#### [DIRECTIONS FOR THIS TASK]
Your task is to copy the listing exactly, with the pictures left out.

#### [DATA LINES]
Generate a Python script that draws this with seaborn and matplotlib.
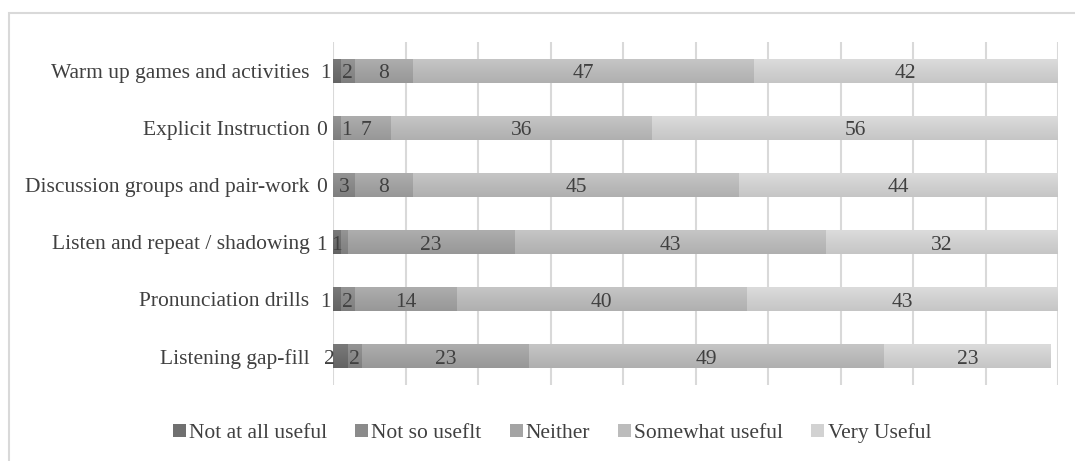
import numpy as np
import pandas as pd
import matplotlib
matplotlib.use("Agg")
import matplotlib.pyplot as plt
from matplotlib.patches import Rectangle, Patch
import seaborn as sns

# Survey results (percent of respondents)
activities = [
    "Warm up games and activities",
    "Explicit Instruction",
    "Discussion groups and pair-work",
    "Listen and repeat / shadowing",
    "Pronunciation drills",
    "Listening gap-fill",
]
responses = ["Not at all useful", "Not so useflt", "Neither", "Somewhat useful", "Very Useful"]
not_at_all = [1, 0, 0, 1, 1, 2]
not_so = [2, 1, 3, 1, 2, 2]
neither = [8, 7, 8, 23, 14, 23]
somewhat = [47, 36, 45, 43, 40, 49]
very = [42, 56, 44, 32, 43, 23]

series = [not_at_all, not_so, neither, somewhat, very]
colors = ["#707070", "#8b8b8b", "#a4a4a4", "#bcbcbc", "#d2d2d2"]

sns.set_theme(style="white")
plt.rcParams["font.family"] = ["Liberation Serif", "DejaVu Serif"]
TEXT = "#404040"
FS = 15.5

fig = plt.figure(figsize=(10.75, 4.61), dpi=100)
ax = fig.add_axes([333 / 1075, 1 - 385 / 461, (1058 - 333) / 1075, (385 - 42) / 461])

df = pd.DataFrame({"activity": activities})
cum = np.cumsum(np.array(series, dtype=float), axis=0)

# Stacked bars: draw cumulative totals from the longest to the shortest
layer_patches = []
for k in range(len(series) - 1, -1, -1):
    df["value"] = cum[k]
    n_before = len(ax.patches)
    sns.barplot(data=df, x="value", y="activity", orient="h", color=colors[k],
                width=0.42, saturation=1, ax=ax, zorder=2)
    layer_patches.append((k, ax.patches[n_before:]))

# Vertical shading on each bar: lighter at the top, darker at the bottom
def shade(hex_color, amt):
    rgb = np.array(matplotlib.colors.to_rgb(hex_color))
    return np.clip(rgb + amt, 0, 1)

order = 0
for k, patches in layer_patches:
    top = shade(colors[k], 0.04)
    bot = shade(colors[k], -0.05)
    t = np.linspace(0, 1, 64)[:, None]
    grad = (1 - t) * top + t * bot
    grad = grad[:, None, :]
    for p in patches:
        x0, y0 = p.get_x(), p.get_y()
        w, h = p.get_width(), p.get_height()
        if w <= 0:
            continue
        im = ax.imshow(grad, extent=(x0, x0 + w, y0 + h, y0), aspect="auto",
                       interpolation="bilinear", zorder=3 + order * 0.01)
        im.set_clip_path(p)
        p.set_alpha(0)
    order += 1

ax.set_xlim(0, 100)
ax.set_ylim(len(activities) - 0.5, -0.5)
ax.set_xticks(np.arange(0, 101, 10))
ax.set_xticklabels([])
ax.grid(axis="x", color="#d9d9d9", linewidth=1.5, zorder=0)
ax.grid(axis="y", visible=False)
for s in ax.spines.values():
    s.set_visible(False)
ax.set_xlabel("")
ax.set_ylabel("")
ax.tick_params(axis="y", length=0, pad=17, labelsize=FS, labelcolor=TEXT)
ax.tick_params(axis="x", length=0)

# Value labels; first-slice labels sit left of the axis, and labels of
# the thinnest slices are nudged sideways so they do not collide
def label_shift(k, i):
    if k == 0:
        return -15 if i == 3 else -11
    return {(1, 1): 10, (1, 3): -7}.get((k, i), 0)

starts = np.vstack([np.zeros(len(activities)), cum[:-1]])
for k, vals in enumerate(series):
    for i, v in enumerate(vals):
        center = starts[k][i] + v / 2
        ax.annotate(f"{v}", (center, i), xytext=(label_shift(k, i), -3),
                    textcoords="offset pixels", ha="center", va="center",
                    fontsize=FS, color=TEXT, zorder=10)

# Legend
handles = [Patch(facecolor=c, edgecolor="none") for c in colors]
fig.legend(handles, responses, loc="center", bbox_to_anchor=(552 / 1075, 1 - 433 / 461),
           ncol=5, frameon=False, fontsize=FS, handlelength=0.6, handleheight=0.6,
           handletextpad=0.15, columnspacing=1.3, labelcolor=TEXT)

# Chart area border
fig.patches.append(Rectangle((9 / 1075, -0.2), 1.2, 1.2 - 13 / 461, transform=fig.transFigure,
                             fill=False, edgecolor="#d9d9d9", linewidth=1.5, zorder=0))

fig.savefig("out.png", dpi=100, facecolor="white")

#### [PROBLEM SOLUTION]
Generate a Python script that draws this with seaborn and matplotlib.
import numpy as np
import pandas as pd
import matplotlib
matplotlib.use("Agg")
import matplotlib.pyplot as plt
from matplotlib.patches import Rectangle, Patch
import seaborn as sns

# Survey results (percent of respondents)
activities = [
    "Warm up games and activities",
    "Explicit Instruction",
    "Discussion groups and pair-work",
    "Listen and repeat / shadowing",
    "Pronunciation drills",
    "Listening gap-fill",
]
responses = ["Not at all useful", "Not so useflt", "Neither", "Somewhat useful", "Very Useful"]
not_at_all = [1, 0, 0, 1, 1, 2]
not_so = [2, 1, 3, 1, 2, 2]
neither = [8, 7, 8, 23, 14, 23]
somewhat = [47, 36, 45, 43, 40, 49]
very = [42, 56, 44, 32, 43, 23]

series = [not_at_all, not_so, neither, somewhat, very]
colors = ["#707070", "#8b8b8b", "#a4a4a4", "#bcbcbc", "#d2d2d2"]

sns.set_theme(style="white")
plt.rcParams["font.family"] = ["Liberation Serif", "DejaVu Serif"]
TEXT = "#404040"
FS = 15.5

fig = plt.figure(figsize=(10.75, 4.61), dpi=100)
ax = fig.add_axes([333 / 1075, 1 - 385 / 461, (1058 - 333) / 1075, (385 - 42) / 461])

df = pd.DataFrame({"activity": activities})
cum = np.cumsum(np.array(series, dtype=float), axis=0)

# Stacked bars: draw cumulative totals from the longest to the shortest
layer_patches = []
for k in range(len(series) - 1, -1, -1):
    df["value"] = cum[k]
    n_before = len(ax.patches)
    sns.barplot(data=df, x="value", y="activity", orient="h", color=colors[k],
                width=0.42, saturation=1, ax=ax, zorder=2)
    layer_patches.append((k, ax.patches[n_before:]))

# Vertical shading on each bar: lighter at the top, darker at the bottom
def shade(hex_color, amt):
    rgb = np.array(matplotlib.colors.to_rgb(hex_color))
    return np.clip(rgb + amt, 0, 1)

order = 0
for k, patches in layer_patches:
    top = shade(colors[k], 0.04)
    bot = shade(colors[k], -0.05)
    t = np.linspace(0, 1, 64)[:, None]
    grad = (1 - t) * top + t * bot
    grad = grad[:, None, :]
    for p in patches:
        x0, y0 = p.get_x(), p.get_y()
        w, h = p.get_width(), p.get_height()
        if w <= 0:
            continue
        im = ax.imshow(grad, extent=(x0, x0 + w, y0 + h, y0), aspect="auto",
                       interpolation="bilinear", zorder=3 + order * 0.01)
        im.set_clip_path(p)
        p.set_alpha(0)
    order += 1

ax.set_xlim(0, 100)
ax.set_ylim(len(activities) - 0.5, -0.5)
ax.set_xticks(np.arange(0, 101, 10))
ax.set_xticklabels([])
ax.grid(axis="x", color="#d9d9d9", linewidth=1.5, zorder=0)
ax.grid(axis="y", visible=False)
for s in ax.spines.values():
    s.set_visible(False)
ax.set_xlabel("")
ax.set_ylabel("")
ax.tick_params(axis="y", length=0, pad=17, labelsize=FS, labelcolor=TEXT)
ax.tick_params(axis="x", length=0)

# Value labels; first-slice labels sit left of the axis, and labels of
# the thinnest slices are nudged sideways so they do not collide
def label_shift(k, i):
    if k == 0:
        return -15 if i == 3 else -11
    return {(1, 1): 10, (1, 3): -7}.get((k, i), 0)

starts = np.vstack([np.zeros(len(activities)), cum[:-1]])
for k, vals in enumerate(series):
    for i, v in enumerate(vals):
        center = starts[k][i] + v / 2
        ax.annotate(f"{v}", (center, i), xytext=(label_shift(k, i), -3),
                    textcoords="offset pixels", ha="center", va="center",
                    fontsize=FS, color=TEXT, zorder=10)

# Legend
handles = [Patch(facecolor=c, edgecolor="none") for c in colors]
fig.legend(handles, responses, loc="center", bbox_to_anchor=(552 / 1075, 1 - 433 / 461),
           ncol=5, frameon=False, fontsize=FS, handlelength=0.6, handleheight=0.6,
           handletextpad=0.15, columnspacing=1.3, labelcolor=TEXT)

# Chart area border
fig.patches.append(Rectangle((9 / 1075, -0.2), 1.2, 1.2 - 13 / 461, transform=fig.transFigure,
                             fill=False, edgecolor="#d9d9d9", linewidth=1.5, zorder=0))

fig.savefig("out.png", dpi=100, facecolor="white")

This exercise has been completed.